Written exercise - Write out the opening lines of the data word for word, up to and including the line with "import matplotlib.pyplot as plt", and leave every picture and every later line out.

Data lines -
▶

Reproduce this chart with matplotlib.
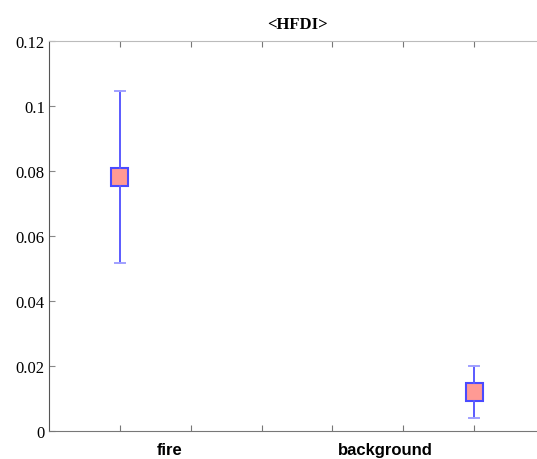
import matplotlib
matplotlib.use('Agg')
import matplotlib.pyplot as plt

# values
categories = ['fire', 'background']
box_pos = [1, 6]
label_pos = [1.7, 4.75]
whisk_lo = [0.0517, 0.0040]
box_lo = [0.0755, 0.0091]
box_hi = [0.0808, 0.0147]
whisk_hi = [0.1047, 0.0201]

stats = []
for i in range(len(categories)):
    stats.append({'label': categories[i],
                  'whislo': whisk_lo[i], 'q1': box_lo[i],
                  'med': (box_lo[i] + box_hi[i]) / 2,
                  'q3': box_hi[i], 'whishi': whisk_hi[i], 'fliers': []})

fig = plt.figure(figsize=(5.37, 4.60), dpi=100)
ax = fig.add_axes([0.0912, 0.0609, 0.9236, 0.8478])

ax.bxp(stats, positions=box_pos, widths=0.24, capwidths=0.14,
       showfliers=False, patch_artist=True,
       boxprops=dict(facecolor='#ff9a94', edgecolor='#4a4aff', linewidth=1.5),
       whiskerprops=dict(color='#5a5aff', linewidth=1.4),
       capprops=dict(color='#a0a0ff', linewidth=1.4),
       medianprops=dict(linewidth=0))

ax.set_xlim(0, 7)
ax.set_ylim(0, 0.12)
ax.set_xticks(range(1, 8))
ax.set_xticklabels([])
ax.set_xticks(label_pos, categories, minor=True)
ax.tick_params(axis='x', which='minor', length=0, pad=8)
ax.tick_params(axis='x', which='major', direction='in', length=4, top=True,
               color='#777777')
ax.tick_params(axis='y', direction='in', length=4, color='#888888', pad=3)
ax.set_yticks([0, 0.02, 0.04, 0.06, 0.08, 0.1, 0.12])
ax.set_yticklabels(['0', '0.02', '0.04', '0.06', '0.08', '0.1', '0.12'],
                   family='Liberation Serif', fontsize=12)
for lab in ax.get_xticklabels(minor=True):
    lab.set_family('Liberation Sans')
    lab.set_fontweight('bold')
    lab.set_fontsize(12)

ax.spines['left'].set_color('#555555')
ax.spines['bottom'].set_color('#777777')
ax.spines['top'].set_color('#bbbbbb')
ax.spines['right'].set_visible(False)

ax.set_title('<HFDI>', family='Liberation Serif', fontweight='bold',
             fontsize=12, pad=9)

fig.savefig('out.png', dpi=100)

◀

Solution below -
Reproduce this chart with matplotlib.
import matplotlib
matplotlib.use('Agg')
import matplotlib.pyplot as plt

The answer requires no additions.